Three perfectly square and thin frames from José León Cerrillo’s (b. 1976, San Luis Potosí/Mexico City) series Subtraction Screens are seizing Gallery 4. Placed at distinctive angles, at times they are freestanding, at others they recline onto the vertices of the walls. The solid frames share formal affinities with Donald Judd’s Marfa concrete sculptures, Fred Sandback’s Sculptural Studies, and a long tradition of Mexican modernism from architecture to graphic design. Going back further, there is a direct correlation to the Russian avant-garde of the early-20th century and Suprematist compositions. The frames also literally do what the word says – they frame the space, other works, and the visitors.
For Cerrillo every abstracted symbol is a mode of communication. Interested in using language as a starting point and drawing from graphic ideologies, linguistic systems, and geometric abstraction, he explores and deconstructs the possibilities of pure abstraction through a wide range of media, and by doing so, he has started to develop a new alphabet. He uses the visual language of sculpture, installation, performance, and elements from graphic design. The work may take on large-scale, freestanding geometric forms, as seen with the Subtraction Screens. Yet he also uses more fragile, scaled-down materials, as seen with his use of glass, concrete, and plaster; in this arena many are referred to as “poems.” These exist somewhere between diagrams, drawings, and patterns, using letters, symbols, and numbers as an anatomy of content. This logic is applied as a reusable graphic system that is combined differently each time, allowing for mutable formats and media but always pointing to, or making manifest, the possibilities of meaning through repetition: the jolly jolt of interpretation as form.

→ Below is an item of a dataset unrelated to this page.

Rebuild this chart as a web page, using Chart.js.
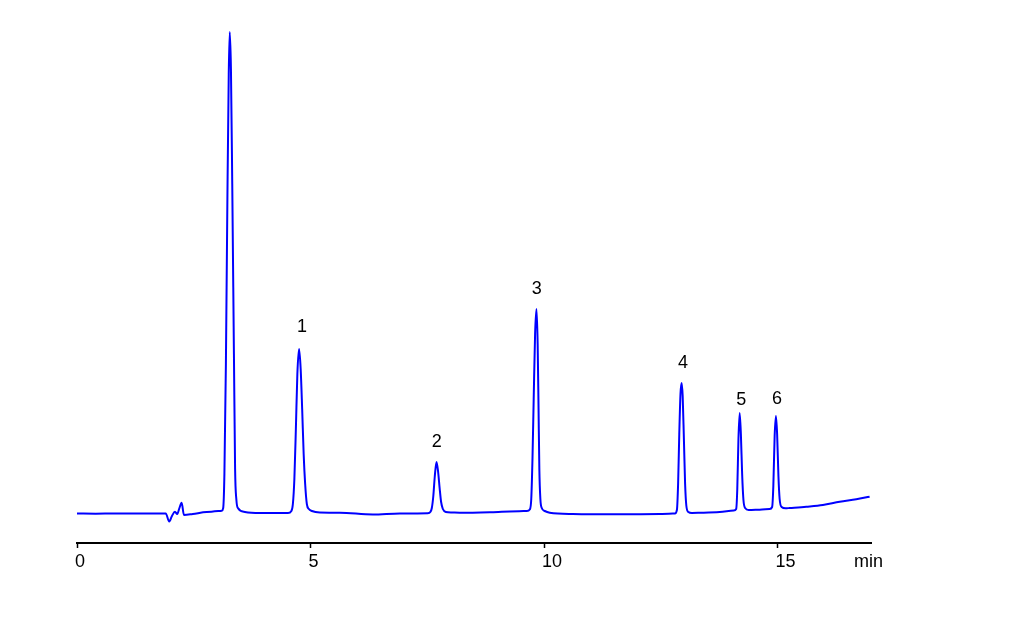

Two-dimensional works are also of importance, and further emphasize Cerrillo’s interest in the codification of abstraction. Endlessly unresolvable, the graphical propositions he develops “point at larger ideological traps that are ever present and invisible in language: the formation of meaning through repetition, and repetition thus as a system of meaning.” JV
self-presentation:
It could begin with one saying One instead of, or in the place of I, if in this place I stand or begin to be as one saying One for I. One thinking of placing what oneness one can in a place where one could begin by saying what could be said if One was said for I. So it could be that the beginning was in the first place a way of ending, a way of saying how it could be if beginning would be to begin with a way of ending, and in second place, beginning as an end was a place from where to begin thinking of a way for a third. Place one instead of I and begin to think from where this I as One can speak and say I say One for I.